Friday 27 July 2012

‘Melancholia’ - DVD watched… Thursday 26th July 2012


(Rated 4/5 )

Billed as a psychological disaster movie, this is the self-admitted melancholic Lars von Trier at his best. The visual imagery is stunningly beautiful and extraordinary. Really riveting! The film opens with a sequence of slow-motion snippets from the film, so powerful it’s hard to blink even! And hints at what we are to expect.

And then flows into normal motion and sequences of highly natural acting and direction. To me this felt like a documentary – really like the camera discovered scenes that mattered to best show us who and how these characters are, and how they interact with each other, and recorded them for us.

Kirsten Dunst and Charlotte Gainsbourg play sisters, Justine and Claire, and the story is told in two parts; the first more from Justine’s POV and the second from Claire’s. The melancholic Justine is getting married and attempting to live a ‘normal’ life. Claire does her very best to try to make everything work for Justine, but in a way with all her fixing makes matters worse. We get an excellent insight into Justine’s psychology through witnessing her family’s behaviour at the wedding and how she responds to it. The camera sees into her soul via her eyes and body language.

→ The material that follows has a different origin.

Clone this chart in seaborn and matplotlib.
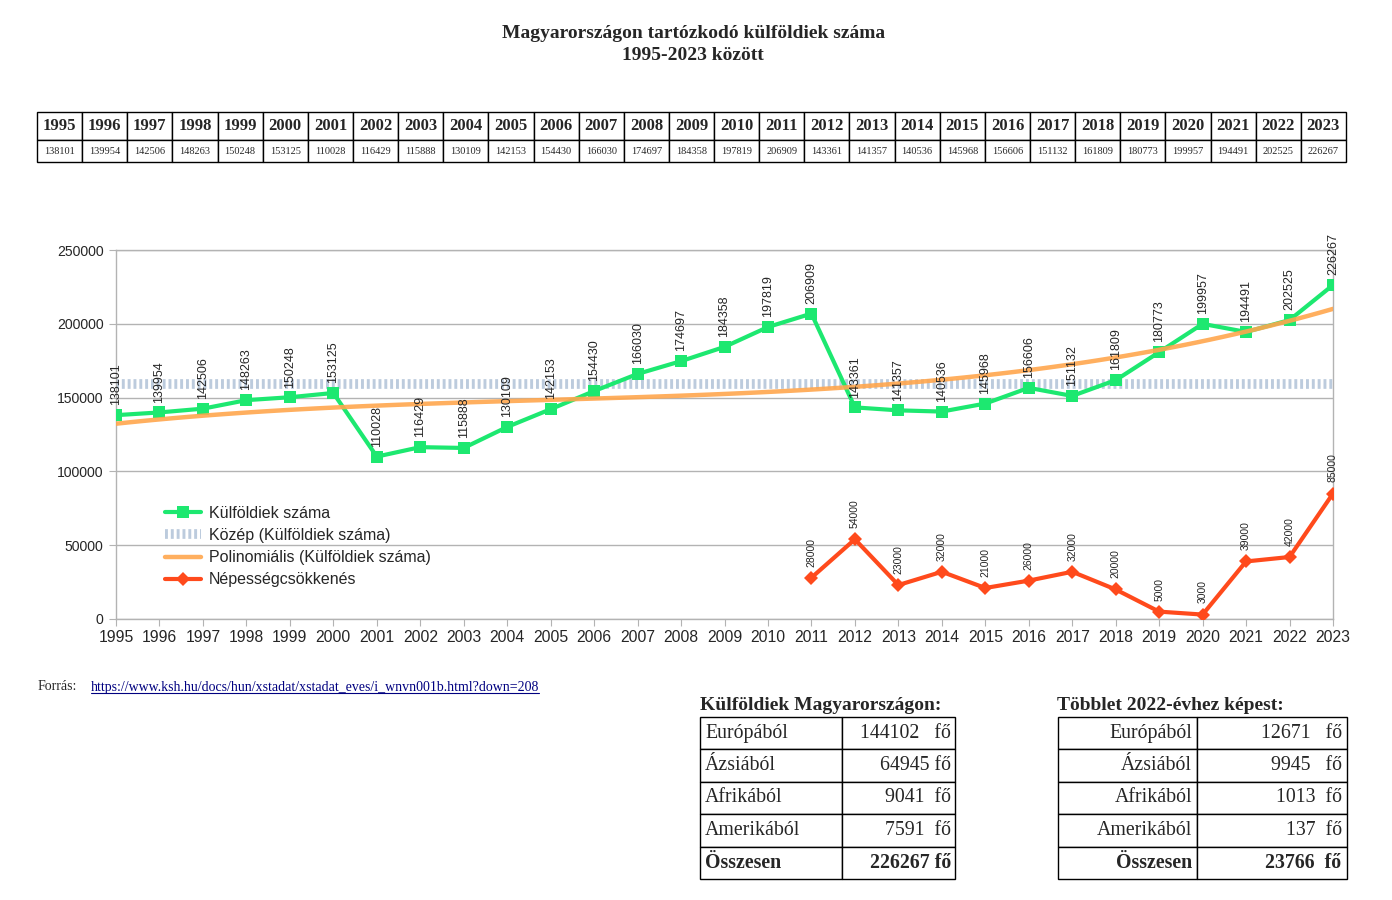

Then, in a slightly bizarre twist we see how Claire and Justine handle the prospect of the planet Melancholia on a possible course towards an impact with earth. So much metaphor at work here! But also questions as to who is more able to handle real impending catastrophe – the sister with self-created anxieties and distress, or the more positive and apparently capable one.

A wealth of great names inhabit the characters in this film, but the core and heart of the acting and emotion come from Kirsten and Charlotte. They are superb and so revealing of their characters and the subtle twists and turns of the relationship between them. All so beautifully and artistically exhibited in the direction. Amazing and wonderful as well as truthfully insightful and disturbing.